There is a weird “institutionalized” mindset when it comes to oppression.
I’m not advocating they go back to it nor do I feel it was grand when they were a communist republic, but one can see in a region that is completely fragmented and unstable that they would yearn for any semblance of unity.
They think not of the consequences, just the romance of the ideal which is, in fact horrific.
I guess the dumbing down of millennials is a global crisis.
The article only cited the two parts that had the most to lose from the breakup.
The Serbs, that missed their pseudo empire, and the Bosnians, that missed the suppression of ethnic tensions.
Croatia, Slovenia, Kosovo, and Montenegro (whom held on the longest), seem to be happy with the current situation.
So the take-away is that socialism wouldn’t be so bad - if it were not for the prisons?
Anyone who remembers that part of the world as an example of peace and inter-ethnic comity is on industrial-strength drugs.
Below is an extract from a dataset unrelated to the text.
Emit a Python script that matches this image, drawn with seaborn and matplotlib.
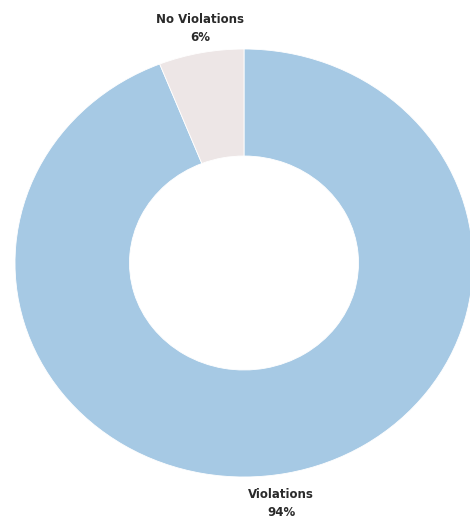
import matplotlib
matplotlib.use("Agg")
import matplotlib.pyplot as plt
import seaborn as sns

# Share of inspections with and without violations
categories = ["Violations", "No Violations"]
shares = [94, 6]
colors = ["#a6c9e4", "#ede6e6"]

sns.set_theme(style="white")
plt.rcParams["font.family"] = ["DejaVu Sans"]

W, H = 470, 519
fig = plt.figure(figsize=(W / 100, H / 100), dpi=100)
fig.patch.set_facecolor("white")
ax = fig.add_axes([0, 0, 1, 1])

ax.pie(
    shares,
    colors=colors,
    startangle=90,
    counterclock=False,
    radius=1.0,
    wedgeprops=dict(width=0.5, edgecolor="white", linewidth=0.6),
)

# Ring centre and radii in pixels (slightly wider than tall)
cx, cy = 244, 263
rx, ry = 229, 214
ax.set_aspect("auto")
ax.set_xlim(-cx / rx, (W - cx) / rx)
ax.set_ylim(-(H - cy) / ry, cy / ry)
ax.axis("off")

label_pos = {"No Violations": (200, 28.5), "Violations": (281, 503.5)}
for name, val in zip(categories, shares):
    px, py = label_pos[name]
    fig.text(px / W, 1 - py / H, f"{name}\n{val}%", ha="center", va="center",
             multialignment="center", fontsize=8.5, fontweight="bold",
             color="#2a2a2a", linespacing=1.45)

fig.savefig("out.png", dpi=100, facecolor="white")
Tito had many flaws but he was a Yugoslav first and foremost:
The Partisans, while a Communist-led movement, were deliberately structured as a pan-Yugoslav movement.
To a certain extent, it succeeded in maintaining the Yugoslav postwar state.
But too many republic leaders were more inclined to pursue their parochial interests than work together to preserve national unity.
Yugoslavia wasnt conquered; it died at the hands of its quarreling peoples.